We are not art advisors. We need to stay completely impartial, and not advise on what to buy. Instead we show people different methodologies so that they can choose for themselves. We don’t advise on who to buy from, or what to buy. We just want them to know how to buy, how to become a collector. And the more support we give them, the more likely it is that they will come to our fair. And the more collectors that come to our fair, the more the galleries… And that’s how we make our business: we sell booths to galleries. So it’s completely transparent. But of course, the wonderful thing is that – if this project is successful – the whole market benefits, not only us.

Hong Kong as a competitor

Zhan Wang Floating Island of Immortals
Long March Space (Outdoor projects section, ShContemporary 2008)
Courtesy ShContemporary

– Some people say Hong Kong has a big advantage as an art fair in Asia because of their very low tax system. How will you compete with them and try to survive?

Shanghai has good services, glamorous bars and restaurants, plus, the art scene. There’s a scene, there are things to see apart from the art fair. The environment is much more conducive to long-term development. I’m not talking about whether Hong Kong is good or bad. I’m just saying that when you look at the facts, Hong Kong has a short-term advantage, while Shanghai has long-term advantages.

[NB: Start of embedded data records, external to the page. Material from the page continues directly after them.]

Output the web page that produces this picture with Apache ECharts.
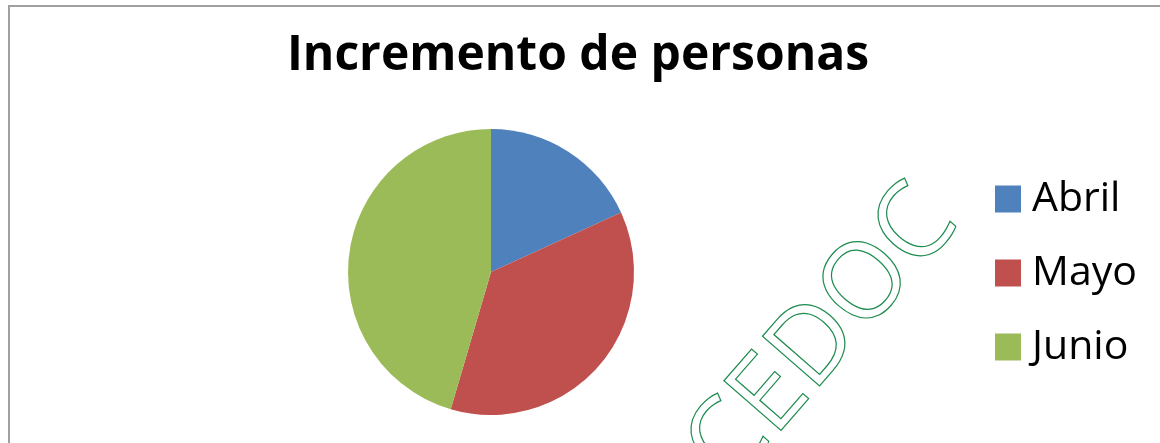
<!DOCTYPE html>
<html>
<head>
<meta charset="utf-8">
<script src="https://cdn.jsdelivr.net/npm/echarts@6/dist/echarts.min.js"></script>
<style>
  html, body { margin: 0; padding: 0; background: #fff; }
  #viewA { width: 1160px; height: 443px; }
</style>
</head>
<body>
<div id="viewA"></div>
<script>
// data
const months = ["Abril", "Mayo", "Junio"];
const increments = [20, 40, 50];
const colors = ["#4F81BD", "#C0504D", "#9BBB59"];

const titleText = "Incremento de personas";
const watermark = "CEDOC";

function render(elemID, option) {
  let chart = echarts.init(document.getElementById(elemID));
  chart.setOption(option);
}

let option = {
  animation: false,
  backgroundColor: "#fff",
  title: {
    text: titleText,
    left: 578,
    textAlign: "center",
    top: 32,
    padding: 0,
    textStyle: {
      fontFamily: "Open Sans",
      fontWeight: "bold",
      fontSize: 48,
      color: "#000"
    }
  },
  legend: {
    orient: "vertical",
    left: 995,
    top: 177,
    padding: 0,
    itemWidth: 26,
    itemHeight: 27,
    itemGap: 30,
    icon: "rect",
    data: months,
    textStyle: {
      fontFamily: "Open Sans",
      fontSize: 41,
      lineHeight: 44,
      color: "#000",
      padding: [0, 0, 0, 6]
    }
  },
  graphic: [
    {
      type: "rect",
      shape: { x: 9, y: 6, width: 1160, height: 450 },
      style: { fill: "none", stroke: "#a0a0a0", lineWidth: 2 },
      silent: true
    },
    {
      // outlined watermark across the chart
      type: "text",
      x: 823,
      y: 336,
      rotation: 49 * Math.PI / 180,
      style: {
        text: watermark,
        fontFamily: "Open Sans",
        fontSize: 106,
        fill: "none",
        stroke: "#1e8c4e",
        lineWidth: 1.2,
        align: "center",
        verticalAlign: "middle"
      },
      silent: true,
      z: 10
    }
  ],
  series: [
    {
      type: "pie",
      center: [491, 272],
      radius: 143,
      startAngle: 90,
      clockwise: true,
      label: { show: false },
      labelLine: { show: false },
      emphasis: { disabled: true },
      itemStyle: { borderWidth: 0 },
      data: months.map((m, i) => ({
        name: m,
        value: increments[i],
        itemStyle: { color: colors[i] }
      }))
    }
  ]
};

render("viewA", option);
</script>
</body>
</html>
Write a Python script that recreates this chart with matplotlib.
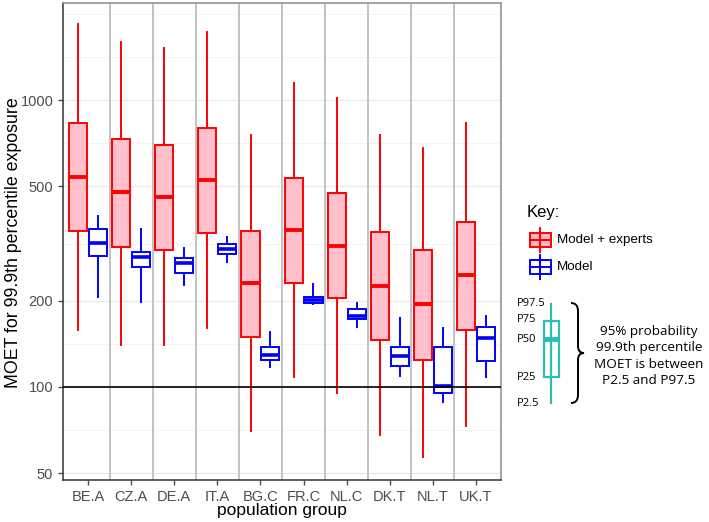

We’re offering free hotel accommodations to all foreign collectors this year. All! After two years running, we have quite a big database of collectors outside Mainland China – in the thousands. If all of them come, okay, we’ll be in big financial trouble, but we’ll have a fantastic art fair, and everybody will want to come again. So that’s why this year we’re confident it’s going to be a good fair. We’re just nervous about sales. This is something we can’t guarantee. We can invite the collectors, but like the old English saying, ‘you can lead a horse to water, but you can’t make it drink.’ (Laughs)

Colin Chinnery
Artist and curator. Born 1971 in Edinburg, raised in Beijing. Chief curator and deputy director of the Ullens Centre for Contemporary Art from 2006 to 2008. New director of ShContemporary 2009.